Buenos Aires y después
Dejamos la Universidad de Maryland en 1987. Yo quería regresar a la Argentina a cualquier precio, y tal vez nunca me perdone todo lo que ella tuvo que pagar por esa obstinación: padeció tres golpes militares, una hiperinflación de locura, el comienzo de la desocupación y de la inseguridad. En ese clima educamos a nuestra hija, que llegó a Buenos Aires cuando tenía seis meses y se marchó a los cinco años.

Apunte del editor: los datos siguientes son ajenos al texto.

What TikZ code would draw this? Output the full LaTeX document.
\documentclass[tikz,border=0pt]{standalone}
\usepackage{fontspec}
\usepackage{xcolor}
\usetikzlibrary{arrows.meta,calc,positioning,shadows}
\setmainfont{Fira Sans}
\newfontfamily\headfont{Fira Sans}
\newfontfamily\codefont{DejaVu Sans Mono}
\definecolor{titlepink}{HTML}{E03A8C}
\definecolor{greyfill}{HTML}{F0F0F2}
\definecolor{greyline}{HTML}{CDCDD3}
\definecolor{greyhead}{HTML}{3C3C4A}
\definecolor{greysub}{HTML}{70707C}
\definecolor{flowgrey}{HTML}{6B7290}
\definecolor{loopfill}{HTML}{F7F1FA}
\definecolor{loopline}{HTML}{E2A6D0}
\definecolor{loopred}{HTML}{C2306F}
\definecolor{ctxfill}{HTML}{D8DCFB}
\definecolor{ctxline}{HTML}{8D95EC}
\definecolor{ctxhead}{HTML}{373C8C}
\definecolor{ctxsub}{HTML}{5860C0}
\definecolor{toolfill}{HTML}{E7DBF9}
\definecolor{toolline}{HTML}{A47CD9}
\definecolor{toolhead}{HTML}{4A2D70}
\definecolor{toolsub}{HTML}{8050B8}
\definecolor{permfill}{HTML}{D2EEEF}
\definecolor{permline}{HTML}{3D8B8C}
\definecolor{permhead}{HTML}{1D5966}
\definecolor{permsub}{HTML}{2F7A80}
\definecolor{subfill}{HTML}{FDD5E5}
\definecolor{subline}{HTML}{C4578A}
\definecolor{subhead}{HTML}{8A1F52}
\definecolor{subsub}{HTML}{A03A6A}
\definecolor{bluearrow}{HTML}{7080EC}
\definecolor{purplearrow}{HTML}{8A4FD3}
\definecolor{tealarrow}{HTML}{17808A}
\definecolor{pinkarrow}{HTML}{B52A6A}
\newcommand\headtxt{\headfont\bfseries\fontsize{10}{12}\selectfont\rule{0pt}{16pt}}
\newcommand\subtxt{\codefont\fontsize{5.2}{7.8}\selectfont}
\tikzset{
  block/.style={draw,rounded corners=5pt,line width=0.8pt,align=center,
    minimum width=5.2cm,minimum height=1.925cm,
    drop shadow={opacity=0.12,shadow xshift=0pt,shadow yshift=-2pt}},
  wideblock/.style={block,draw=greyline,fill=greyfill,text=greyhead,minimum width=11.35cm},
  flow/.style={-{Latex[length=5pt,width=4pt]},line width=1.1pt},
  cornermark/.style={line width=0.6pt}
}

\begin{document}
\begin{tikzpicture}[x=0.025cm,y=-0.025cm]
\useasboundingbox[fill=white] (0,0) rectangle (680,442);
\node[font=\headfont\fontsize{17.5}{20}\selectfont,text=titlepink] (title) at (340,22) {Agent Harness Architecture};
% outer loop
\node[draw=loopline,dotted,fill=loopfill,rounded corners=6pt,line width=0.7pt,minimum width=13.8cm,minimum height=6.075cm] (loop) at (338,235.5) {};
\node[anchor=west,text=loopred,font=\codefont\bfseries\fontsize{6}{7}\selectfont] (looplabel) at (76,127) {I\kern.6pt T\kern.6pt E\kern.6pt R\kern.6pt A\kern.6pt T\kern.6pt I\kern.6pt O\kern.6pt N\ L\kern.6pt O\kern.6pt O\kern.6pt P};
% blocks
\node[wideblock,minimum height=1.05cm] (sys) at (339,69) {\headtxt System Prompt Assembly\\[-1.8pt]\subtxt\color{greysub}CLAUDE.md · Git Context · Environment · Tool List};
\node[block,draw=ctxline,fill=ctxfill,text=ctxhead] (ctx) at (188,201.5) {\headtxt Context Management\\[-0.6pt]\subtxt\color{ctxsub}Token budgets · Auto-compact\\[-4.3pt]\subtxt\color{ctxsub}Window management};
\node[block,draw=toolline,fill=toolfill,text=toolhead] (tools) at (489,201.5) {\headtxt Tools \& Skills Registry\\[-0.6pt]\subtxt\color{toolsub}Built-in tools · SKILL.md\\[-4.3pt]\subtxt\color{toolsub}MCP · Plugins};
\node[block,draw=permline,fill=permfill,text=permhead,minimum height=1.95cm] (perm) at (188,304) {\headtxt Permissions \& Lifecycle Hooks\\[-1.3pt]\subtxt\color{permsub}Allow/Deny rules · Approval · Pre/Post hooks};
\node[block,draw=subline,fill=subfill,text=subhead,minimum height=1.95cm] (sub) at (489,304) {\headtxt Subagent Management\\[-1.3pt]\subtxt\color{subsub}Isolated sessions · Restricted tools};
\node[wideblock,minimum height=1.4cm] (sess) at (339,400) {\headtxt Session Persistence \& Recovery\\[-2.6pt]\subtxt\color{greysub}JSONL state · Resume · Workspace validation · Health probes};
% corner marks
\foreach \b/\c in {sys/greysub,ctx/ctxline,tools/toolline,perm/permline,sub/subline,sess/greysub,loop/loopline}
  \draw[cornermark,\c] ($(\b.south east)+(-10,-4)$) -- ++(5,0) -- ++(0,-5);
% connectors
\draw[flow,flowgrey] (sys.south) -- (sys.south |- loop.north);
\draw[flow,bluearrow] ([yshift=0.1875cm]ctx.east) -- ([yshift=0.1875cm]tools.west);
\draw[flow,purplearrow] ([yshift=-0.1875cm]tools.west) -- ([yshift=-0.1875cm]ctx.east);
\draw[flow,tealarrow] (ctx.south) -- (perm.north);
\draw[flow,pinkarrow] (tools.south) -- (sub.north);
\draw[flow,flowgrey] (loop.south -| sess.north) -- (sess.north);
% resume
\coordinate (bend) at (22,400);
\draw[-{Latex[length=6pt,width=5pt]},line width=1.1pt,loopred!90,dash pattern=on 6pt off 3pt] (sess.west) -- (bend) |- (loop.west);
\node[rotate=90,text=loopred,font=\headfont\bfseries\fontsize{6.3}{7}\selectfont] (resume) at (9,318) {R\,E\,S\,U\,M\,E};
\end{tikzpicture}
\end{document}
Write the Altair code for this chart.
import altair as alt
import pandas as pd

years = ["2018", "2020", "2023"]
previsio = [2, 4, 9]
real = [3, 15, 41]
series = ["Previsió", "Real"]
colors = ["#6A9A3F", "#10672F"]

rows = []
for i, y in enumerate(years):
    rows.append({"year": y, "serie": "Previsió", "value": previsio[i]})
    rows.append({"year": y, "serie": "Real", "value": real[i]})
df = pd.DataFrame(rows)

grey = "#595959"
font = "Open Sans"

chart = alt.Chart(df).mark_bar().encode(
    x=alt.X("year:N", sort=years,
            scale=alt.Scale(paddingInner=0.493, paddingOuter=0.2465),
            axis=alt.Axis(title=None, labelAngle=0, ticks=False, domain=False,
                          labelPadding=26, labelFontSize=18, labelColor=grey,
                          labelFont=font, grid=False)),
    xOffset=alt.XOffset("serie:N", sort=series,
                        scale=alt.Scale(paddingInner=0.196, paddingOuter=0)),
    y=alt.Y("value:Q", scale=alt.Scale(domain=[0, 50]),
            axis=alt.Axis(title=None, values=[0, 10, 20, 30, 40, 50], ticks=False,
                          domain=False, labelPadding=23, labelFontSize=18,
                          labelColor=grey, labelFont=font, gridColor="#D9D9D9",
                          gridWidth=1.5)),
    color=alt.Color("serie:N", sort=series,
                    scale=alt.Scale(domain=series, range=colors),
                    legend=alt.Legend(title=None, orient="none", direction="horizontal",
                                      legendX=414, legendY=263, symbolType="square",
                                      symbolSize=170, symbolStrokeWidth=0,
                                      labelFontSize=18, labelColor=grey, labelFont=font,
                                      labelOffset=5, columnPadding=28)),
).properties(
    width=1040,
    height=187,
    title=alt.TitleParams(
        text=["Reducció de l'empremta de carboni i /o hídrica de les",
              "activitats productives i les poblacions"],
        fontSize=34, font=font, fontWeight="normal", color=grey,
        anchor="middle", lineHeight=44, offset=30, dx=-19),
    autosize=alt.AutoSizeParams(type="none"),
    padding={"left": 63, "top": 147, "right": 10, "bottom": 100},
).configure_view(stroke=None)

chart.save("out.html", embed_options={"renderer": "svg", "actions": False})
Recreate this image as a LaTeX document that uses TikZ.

A partir de 1991, Susana recibió tantos ofrecimientos para trabajar en los Estados Unidos que me pareció injusto seguir atándola a mi destino. Hice al revés: me uní yo al de ella, y así nos fue mejor. Ambos nos hicimos argentinos y venezolanos y colombianos y brasileños en una tierra de nadie donde se puede ser todo y nada a la vez. En los últimos tiempos, su talento había crecido a ritmo de vértigo sin que ella se diera cuenta de lo lejos que había llegado. Escribía incansablemente sobre la violencia, sobre la pobreza, sobre las idas y vueltas del pensamiento latinoamericano con una intensidad en la que ponía todo el ser. A fines de octubre la invitaron a Harvard. He recibido decenas de cartas de quienes la oyeron. Me dicen que por la firmeza de su posición ética y por la fuerza de gravedad de su inteligencia, todos querían tenerla allí. No sé si habría ido. Ambos éramos felices en Rutgers: ambos éramos cada día un poco más felices, si eso es posible.
Cuando empezamos a cruzar la calle, aquel fatídico 27 de noviembre, sentí que algo la arrancaba de mi mano y me golpeaba a mí en los brazos y las piernas. Desperté sobre la línea amarilla que divide la calzada, desconcertado, entre automóviles que pasaban raudos o se detenían bruscamente. Imaginé que ella estaba al otro lado, a salvo. Luego, oí chirriar unas ruedas, corrí como pude, y descubrí su cuerpo hecho pedazos. La imagen de sus ojos abiertos y de su sonrisa de otro mundo me siguen por todas partes, a todas horas. En el instante en que la vi, sentí que la perdía. Habría dado todo lo que soy y lo que tengo por estar en su lugar. Me habría gustado verla envejecer. Habría querido que ella me viera morir.